I recently spoke with a 39-year-old woman who told me she is looking for a husband and wants to have children. She wants a man of means who works remotely and can move to follow her in her nascent career as a healthy beauty products entrepreneur. She expects him to buy her a home on the beach and prioritize holidays with her family, who lives on the east coast. 

She is insane.

In other areas of thought, she displayed a high level of intelligence, reason, and perceptive observation of the culture around her. She has been struggling financially, though, since moving to Los Angeles 10 years ago. Her plan is to move within a year, if she doesn’t find a husband who matches her criteria.

I believe she has lost the ability to think clearly in the domain of relationships due to chronic and worsening financial stress, which is endemic to all middle-class Americans today. These Americans know that they are under attack and that the outlook is bleak. Yet they are largely dealing with the unfolding catastrophe by either generating fantasies or simply withdrawing from life.

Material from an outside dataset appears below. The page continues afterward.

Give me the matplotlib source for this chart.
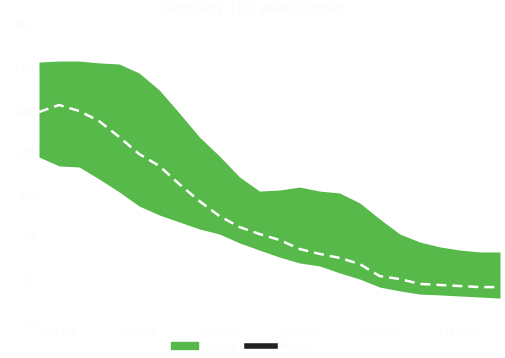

One of the greatest casualties of the post-2020 period has been the elimination of the American middle class. It has been systematic. Exorbitant taxes, price-fixing in the housing market, failure to educate K-12 and beyond, misandrist family courts, and anti-child policies and rhetoric have all contributed to a hollowing out of the financial middle, forcing more Americans into a state of perpetual poverty and reliance on government.